I have trouble building a custom aggregation with the caveat that my join keys are different on each row. Can someone help me please?
I have been stuck with a problemm for some time. I have a huge dataframe with transactions which has a format close to this:
flat_data = {
'year': [2022, 2022, 2022, 2023, 2023, 2023, 2023, 2023, 2023],
'month': [1, 1, 2, 1, 2, 2, 3, 3, 3],
'operator': ['A', 'A', 'B', 'A', 'B', 'B', 'C', 'C', 'C'],
'value': [10, 15, 20, 8, 12, 15, 30, 40, 50],
'attribute1': ['x', 'x', 'y', 'x', 'y', 'z', 'x', 'z', 'x'],
'attribute2': ['apple', 'apple', 'banana', 'apple', 'banana', 'banana', 'apple', 'banana', 'banana'],
'attribute3': ['dog', 'cat', 'dog', 'cat', 'rabbit', 'tutle', 'cat', 'dog', 'dog'],
}
I have over 80 attributes.
On the other hand I have a totals dataframe looking like this:
totals= {
'year': [2022, 2022, 2023, 2023, 2023],
'month': [1, 2, 1, 2, 3],
'operator': ['A', 'B', 'A', 'B', 'C'],
'id': ['id1', 'id2', 'id1', 'id2', 'id3'],
'attribute1': [None, 'y', 'x', 'z', 'x'],
'attribute2': ['apple', None, 'apple', 'banana', 'banana'],
}
The totals dataframe has only attributes I can find the in flat_data but has an extra id.
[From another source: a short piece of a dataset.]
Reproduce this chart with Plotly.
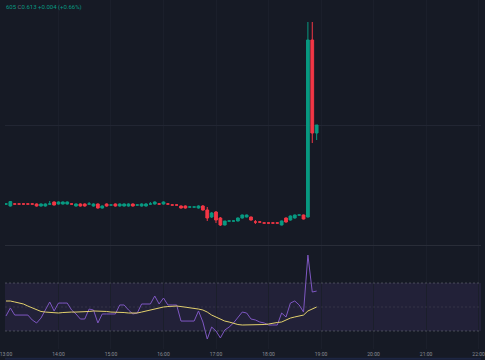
import pandas as pd
import plotly.graph_objects as go

# ---- data (5-minute candles from 13:00) ----
start_time = "2024-03-01 13:00"
n_candles = 72

opens = [0.5735, 0.5725, 0.5735, 0.5735, 0.5735, 0.5735, 0.5735, 0.5735, 0.5725, 0.5725,
         0.5735, 0.5745, 0.5735, 0.5735, 0.5735, 0.5735, 0.5725, 0.5735, 0.5735, 0.5735,
         0.5725, 0.5735, 0.5715, 0.5735, 0.5730, 0.5735, 0.5725, 0.5725, 0.5725, 0.5735,
         0.5730, 0.5725, 0.5725, 0.5735, 0.5735, 0.5735, 0.5735, 0.5735, 0.5730, 0.5730,
         0.5725, 0.5725, 0.5720, 0.5720, 0.5715, 0.5725, 0.5705, 0.5670, 0.5695, 0.5665,
         0.5630, 0.5650, 0.5650, 0.5650, 0.5665, 0.5670, 0.5670, 0.5645, 0.5645, 0.5640,
         0.5640, 0.5640, 0.5640, 0.5630, 0.5665, 0.5655, 0.5665, 0.5680, 0.5680, 0.5670,
         0.6555, 0.6090]
highs = [0.5740, 0.5750, 0.57375, 0.57375, 0.57375, 0.57375, 0.57375, 0.5738, 0.5738, 0.5738,
         0.5750, 0.5748, 0.5748, 0.5748, 0.5748, 0.57375, 0.5738, 0.5738, 0.5738, 0.5745,
         0.5738, 0.5738, 0.5728, 0.5738, 0.57325, 0.5738, 0.5738, 0.5738, 0.5738, 0.5738,
         0.57325, 0.5738, 0.5740, 0.5745, 0.5748, 0.57375, 0.5748, 0.5740, 0.57325, 0.57325,
         0.5728, 0.5728, 0.57225, 0.57225, 0.5728, 0.5730, 0.5720, 0.5695, 0.5700, 0.5670,
         0.5650, 0.56525, 0.56525, 0.5668, 0.5682, 0.5682, 0.5672, 0.5655, 0.56475, 0.56425,
         0.56425, 0.56425, 0.56425, 0.5652, 0.5668, 0.5678, 0.5682, 0.56825, 0.5682, 0.6645,
         0.6645, 0.6130]
lows = [0.5730, 0.57225, 0.57325, 0.57325, 0.57325, 0.57325, 0.57325, 0.5722, 0.5722, 0.5722,
        0.5732, 0.5728, 0.5732, 0.5732, 0.5732, 0.57325, 0.5722, 0.5722, 0.5722, 0.5732,
        0.5722, 0.5712, 0.5712, 0.5722, 0.57275, 0.5722, 0.5722, 0.5722, 0.5722, 0.5722,
        0.57275, 0.5722, 0.5722, 0.5732, 0.5732, 0.57325, 0.5732, 0.5732, 0.57275, 0.57275,
        0.5712, 0.5712, 0.57175, 0.57175, 0.5712, 0.5702, 0.5650, 0.5665, 0.5640, 0.5625,
        0.5628, 0.56475, 0.56475, 0.5648, 0.5662, 0.5668, 0.5652, 0.5635, 0.56425, 0.56375,
        0.56375, 0.56375, 0.56375, 0.5628, 0.5642, 0.5652, 0.5662, 0.56775, 0.5658, 0.56675,
        0.6040, 0.6055]
closes = [0.5735, 0.5747, 0.5735, 0.5735, 0.5735, 0.5735, 0.5735, 0.5725, 0.5735, 0.5735,
          0.5735, 0.5730, 0.5745, 0.5745, 0.5745, 0.5735, 0.5735, 0.5725, 0.5725, 0.5735,
          0.5735, 0.5715, 0.5725, 0.5725, 0.5730, 0.5725, 0.5735, 0.5735, 0.5735, 0.5725,
          0.5730, 0.5735, 0.5735, 0.5735, 0.5745, 0.5735, 0.5745, 0.5735, 0.5730, 0.5730,
          0.5715, 0.5715, 0.5720, 0.5720, 0.5725, 0.5705, 0.5665, 0.5690, 0.5655, 0.5630,
          0.5650, 0.5650, 0.5650, 0.5665, 0.5680, 0.5680, 0.5655, 0.5645, 0.5645, 0.5640,
          0.5640, 0.5640, 0.5640, 0.5650, 0.5645, 0.5675, 0.5680, 0.5680, 0.5660, 0.6555,
          0.6090, 0.6130]

rsi = [42.5, 49.2, 43.3, 43.3, 43.3, 43.3, 39.2, 36.7, 40.8, 47.5,
       54.2, 46.7, 53.3, 53.3, 53.3, 47.5, 44.2, 40.0, 40.0, 48.3,
       47.5, 36.7, 44.2, 44.2, 44.2, 44.2, 51.7, 51.7, 47.5, 44.2,
       45.0, 52.5, 52.5, 52.5, 59.2, 52.5, 57.5, 51.7, 51.7, 51.7,
       38.3, 38.3, 38.3, 38.3, 46.7, 37.5, 23.3, 33.3, 30.0, 24.2,
       30.8, 33.3, 36.7, 41.7, 45.8, 45.0, 40.0, 39.2, 37.5, 36.7,
       35.0, 35.0, 35.0, 45.0, 41.7, 53.3, 55.0, 51.7, 45.8, 93.3,
       62.5, 63.3]
rsi_ma = [55.0, 55.0, 54.2, 53.3, 52.5, 50.8, 49.2, 47.5, 46.3, 45.8,
          45.4, 45.0, 45.0, 45.4, 45.8, 45.8, 45.8, 45.8, 45.8, 46.3,
          46.7, 46.7, 46.7, 46.3, 45.8, 45.8, 45.8, 45.4, 45.0, 45.0,
          45.0, 45.8, 46.7, 47.5, 48.3, 49.2, 50.0, 50.4, 50.8, 50.8,
          50.4, 50.0, 49.2, 48.8, 48.3, 47.5, 45.8, 43.3, 41.7, 40.0,
          38.3, 37.5, 36.3, 35.4, 35.0, 35.0, 35.0, 35.0, 35.0, 35.4,
          35.8, 36.7, 37.1, 37.5, 39.2, 40.8, 41.7, 42.5, 43.3, 46.7,
          48.3, 50.0]

rsi_upper, rsi_mid, rsi_lower = 70, 50, 30
price_grid = [0.613]
legend_text = "605 <span style='color:#6b6f7a'>C</span>0.613 +0.004 (+0.66%)"

times = pd.date_range(start_time, periods=n_candles, freq="5min")

BG = "#161a25"
UP = "#089981"
DOWN = "#f23645"

fig = go.Figure()
fig.add_trace(go.Candlestick(
    x=times, open=opens, high=highs, low=lows, close=closes,
    increasing=dict(line=dict(color=UP, width=1), fillcolor=UP),
    decreasing=dict(line=dict(color=DOWN, width=1), fillcolor=DOWN),
    whiskerwidth=0, xaxis="x", yaxis="y", showlegend=False, hoverinfo="skip"))
fig.add_trace(go.Scatter(x=times, y=rsi, mode="lines", line=dict(color="#7e57c2", width=1),
                         xaxis="x2", yaxis="y2", showlegend=False, hoverinfo="skip"))
fig.add_trace(go.Scatter(x=times, y=rsi_ma, mode="lines", line=dict(color="#e3d16c", width=1),
                         xaxis="x2", yaxis="y2", showlegend=False, hoverinfo="skip"))

xr = ["2024-03-01 12:58:53", "2024-03-01 22:02:48"]
axis_font = dict(family="Roboto", size=5, color="#8a8d96")

fig.update_layout(
    width=485, height=360,
    margin=dict(l=0, r=0, t=0, b=11),
    paper_bgcolor=BG, plot_bgcolor=BG,
    boxgap=0.1,
    xaxis=dict(domain=[0, 1], anchor="y", range=xr, type="date", showticklabels=False,
               showgrid=True, gridcolor="#1b1f2b", dtick=3600000, tick0="2024-03-01 13:00",
               zeroline=False, rangeslider=dict(visible=False), showline=False, ticks=""),
    xaxis2=dict(domain=[0, 1], anchor="y2", range=xr, type="date", matches="x",
                showgrid=True, gridcolor="#1b1f2b", dtick=3600000, tick0="2024-03-01 13:00",
                tickformat="%H:%M", tickfont=axis_font, ticks="", zeroline=False, showline=False,
                ticklabeloverflow="allow", ticklabelstandoff=1),
    yaxis=dict(domain=[0.298, 1], anchor="x", range=[0.553, 0.6755], tickvals=price_grid,
               showticklabels=False, showgrid=True, gridcolor="#222633", zeroline=False),
    yaxis2=dict(domain=[0, 0.295], anchor="x2", range=[15, 100.83], showticklabels=False,
                showgrid=False, zeroline=False),
    shapes=[
        dict(type="rect", xref="paper", yref="y2", x0=0, x1=1, y0=rsi_lower, y1=rsi_upper,
             fillcolor="rgba(126,87,194,0.12)", line=dict(width=0), layer="below"),
        dict(type="line", xref="paper", yref="y2", x0=0, x1=1, y0=rsi_upper, y1=rsi_upper,
             line=dict(color="rgba(120,123,134,0.5)", width=1, dash="2px,2px")),
        dict(type="line", xref="paper", yref="y2", x0=0, x1=1, y0=rsi_lower, y1=rsi_lower,
             line=dict(color="rgba(120,123,134,0.5)", width=1, dash="2px,2px")),
        dict(type="line", xref="paper", yref="y2", x0=0, x1=1, y0=rsi_mid, y1=rsi_mid,
             line=dict(color="rgba(120,123,134,0.22)", width=1, dash="2px,2px")),
        dict(type="line", xref="paper", yref="paper", x0=0, x1=1, y0=0.2965, y1=0.2965,
             line=dict(color="#2a2e39", width=1)),
        dict(type="line", xref="paper", yref="paper", x0=0, x1=1, y0=-0.028, y1=-0.028,
             line=dict(color="#1c2542", width=2)),
    ],
    annotations=[dict(xref="paper", yref="paper", x=0, y=1, xanchor="left", yanchor="top",
                      xshift=-1, yshift=-1, text=legend_text, showarrow=False,
                      font=dict(family="Roboto", size=6, color=UP))],
)

fig.write_html("out.html", config={"displayModeBar": False},
               post_script="document.body.style.margin='0';document.body.style.overflow='hidden';document.body.style.background='" + BG + "';")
What I am trying to do is to get a result dataframe with year, month, operator id and value. For that I need to sum the values of all rows of flat that match the attributes of filter but only the non-null ones.
My output looks like:
result= {
'year': [2022, 2022, 2023, 2023, 2023],
'month': [1, 2, 1, 2, 3],
'operator': ['A', 'B', 'A', 'B', 'C'],
'id': ['id1', 'id2', 'id1', 'id2', 'id3'],
'sum': [10, 15, 20, 8, 12, 15, 30, 40, 50],
}
where sum is a sum of all values of rows where the non null attributes match the id attributes.
For example id1 would match every row of 01/2002 with the same operator (oroperator A) with attribute2 = apple regardlless of attribute 1 (rows 1 and 2) so my total for id 1 for operator A for 01/2022 would be 25.
I tried looping through the rows but it is prone to error and memory greedy. I want to try to use pyspark but cannot find how to distribute the task. I have managed to do it on a row by row basis. Meaning a join on attributes and then groupby + sum. However where I am stuck is that in effect each row has its own set of join keys because of the null constraint (i.e. null in filter matches everything)and I cannot therefore generalise the approach.
I hope I understand the question correctly. Check out this solution:
import pyspark.sql.functions as f
from pyspark.sql.types import *
from pyspark.sql import SparkSession
from pyspark.sql.window import Window
spark = SparkSession.builder.appName("pyspark_playground").getOrCreate()
flat_data = {
'year': [2022, 2022, 2022, 2023, 2023, 2023, 2023, 2023, 2023],
'month': [1, 1, 2, 1, 2, 2, 3, 3, 3],
'operator': ['A', 'A', 'B', 'A', 'B', 'B', 'C', 'C', 'C'],
'value': [10, 15, 20, 8, 12, 15, 30, 40, 50],
'attribute1': ['x', 'x', 'y', 'x', 'y', 'z', 'x', 'z', 'x'],
'attribute2': ['apple', 'apple', 'banana', 'apple', 'banana', 'banana', 'apple', 'banana', 'banana'],
'attribute3': ['dog', 'cat', 'dog', 'cat', 'rabbit', 'tutle', 'cat', 'dog', 'dog'],
}
totals= {
'year': [2022, 2022, 2023, 2023, 2023],
'month': [1, 2, 1, 2, 3],
'operator': ['A', 'B', 'A', 'B', 'C'],
'id': ['id1', 'id2', 'id1', 'id2', 'id3'],
'attribute1': [None, 'y', 'x', 'z', 'x'],
'attribute2': ['apple', None, 'apple', 'banana', 'banana'],
}
flat_data_df = spark.createDataFrame(list(zip(*flat_data.values())), list(flat_data.keys()))
totals_df = spark.createDataFrame(list(zip(*totals.values())), list(totals.keys()))
output_df = (
flat_data_df.alias('flat')
.join(
totals_df.alias('total'),
(flat_data_df.year == totals_df.year) &
(flat_data_df.month == totals_df.month) &
(flat_data_df.operator == totals_df.operator) &
((flat_data_df.attribute1 == totals_df.attribute1) | (totals_df.attribute1.isNull())) &
((flat_data_df.attribute2 == totals_df.attribute2) | (totals_df.attribute2.isNull())),
"inner"
)
.select('flat.year', 'flat.month', 'flat.operator', 'total.id', 'flat.value')
.groupBy('year', 'month', 'operator', 'id')
.agg(f.sum('value').alias('sum'))
)
output_df.show()
and the output is:
+----+-----+--------+---+---+
|year|month|operator| id|sum|
+----+-----+--------+---+---+
|2022| 1| A|id1| 25|
|2022| 2| B|id2| 20|
|2023| 1| A|id1| 8|
|2023| 2| B|id2| 15|
|2023| 3| C|id3| 50|
+----+-----+--------+---+---+